The sequence mattered as much as the tactics.
The client continues to operate in Kenya independently. The digital foundation has remained stable for six months post-engagement with no active maintenance. That durability is the real metric — not reach, not mentions, but a reputation system robust enough to sustain itself.
What If the Client Had Gone It Alone
Let's run the counterfactual. The client had a 6-month window before their paid launch. Without working with Reputation House on reputation programme, here's what would have happened step by step.
Paid launch into a trust vacuum Acquisition campaigns drive traffic, users search the brand. They find nothing local: no reviews, no press, no community presence. What surfaces is a generic international result indistinguishable from any other broker in the market.
Conversion collapses at the research stage Kenyan retail traders verify before they deposit. They check forums, read reviews, look for local signals. The brand doesn't appear in any of those places. Competitors do. Cost per acquisition climbs. Conversion stays flat. The same pattern that played out in MENA repeats itself.

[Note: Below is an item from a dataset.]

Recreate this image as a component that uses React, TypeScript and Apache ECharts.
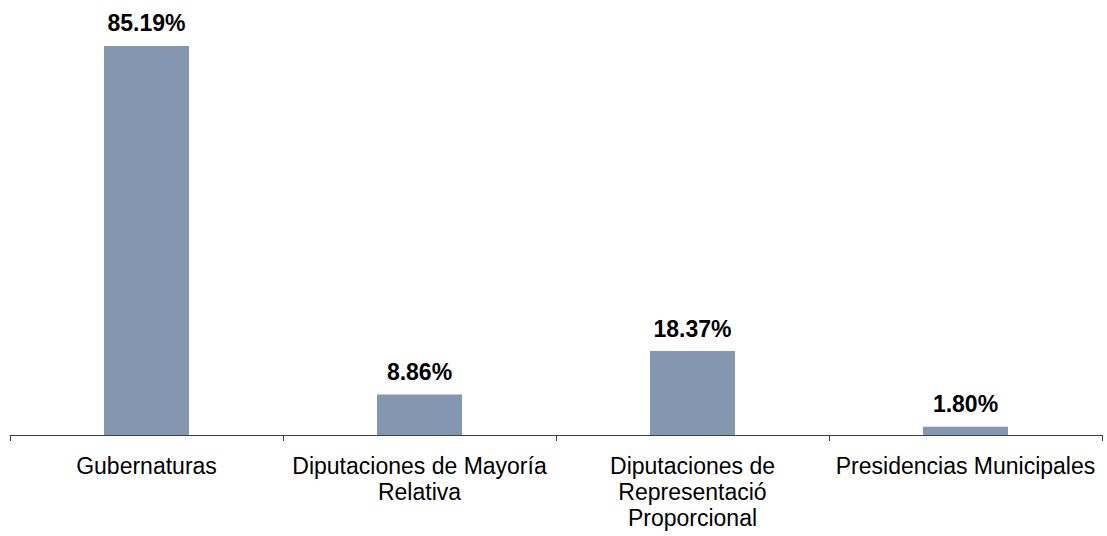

The narrative window closes The first 90 days set the perception baseline for a new market. Once a brand fails to register, repositioning requires three to five times more resource. The default category becomes "that international broker nobody talks about" — and that category is difficult to exit.
Revenue target missed, market written off Internal benchmarks go unmet, the regional team concludes that Kenya isn't ready. The actual reason meanwhile: absence of trust infrastructure — is never identified. The market moves to a competitor who understood the problem first and solved it before spending on acquisition.
The MENA launch had already shown how this sequence plays out. Kenya was different—not because of the market, but because of the starting point. The trust infrastructure was already in place before the first acquisition dollar was spent.